Rather than tearing down the creaking old order, Labour are the ones desperately trying to prop it up
But now all of this is turned on its head. It was the Conservatives, or at least a handful of them, who when in government seemed the odd ones out amidst an elite marinated in progressive assumptions. This will be even more the case when or if Reform gets in. Rather than tearing down the creaking old order, Labour are the ones desperately trying to prop it up. Whether it’s the welfare and tax system, the civic conception of a nation capable of assimilating large numbers of immigrants, or a progressive, rights-based justice system, the major causes of popular discontent today are pillars of the Britain that Labour built. There can be something almost Oakeshottian to the tone of Labour MPs defending the post-Blair world.
But the dissenter tribe as a whole is not a coalition that is temperamentally suited to what is essentially a conservative political task; upholding gains won and defending an imperfect settlement from its detractors (and some would add, from reality). They need “hope” and optimism and a sense of mission in order to go on. Like a shark, they must keep going forward or they will sink. Hence, we see an event like the election of Zohran Mamdani as mayor of New York being seized upon across the Left as a moment of great significance, despite the fact that a radical winning in a metropolis full of minorities and bohemians isn’t particularly surprising.
Of course, the traditionalist tribe is equally adrift, given that it seems to make little sense to champion the cause of defending old institutions when those institutions are in total service to one’s opponents’ causes.

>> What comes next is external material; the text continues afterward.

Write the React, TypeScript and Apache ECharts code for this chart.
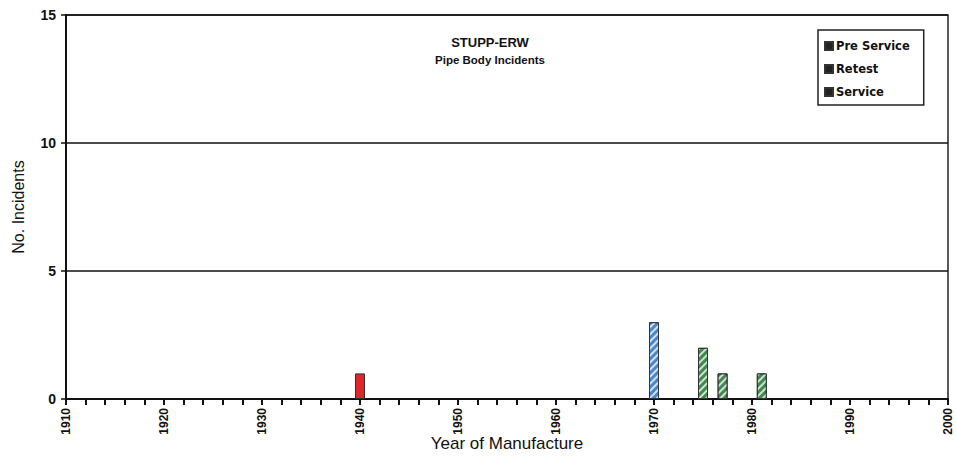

Hence the Tories’ existential malaise.
Is it any great loss that Right and Left may henceforth exist separately of the older, tribal distinction left over from the times of the Lollards and the Reformation? Perhaps two opposing political blocs that include elements of both sides of the national personality will make for a politics that is less acrimonious. In the conclusion of The English and their History, Robert Tombs wrote quite movingly about how Tory and dissenter, Anglo-Catholic and Non-Conformist, need one another to create a functioning polity and to express the singular nature of Englishness.
Harmony and predictability are not the order of the day
My observation would be that British politics has been at its most civil and predictable at those times when the two tribes were set in their comfortable furrows, opposed to one another and united internally. Those issues which have become the most rancorous are those which have cut through the traditional cleavages and given cavalier and roundhead common cause against others of their own respective stables. To pick two recent examples, the Brexit debate painfully divided elements of the traditionalist camp, and the “trans” question has torn the dissenter tribe asunder.
But harmony and predictability are not the order of the day, and the pressure for big things to change is becoming overwhelming. It may be that, decades hence, the old cultural tribes of England will somehow reconfigure themselves and the familiar dichotomy will be restored. But in the meanwhile, we will watch parties and coalitions rise and fall, lacking the internal cultural understandings that have underpinned British politics for so many generations. It will not be a cheerful or soothing national experience.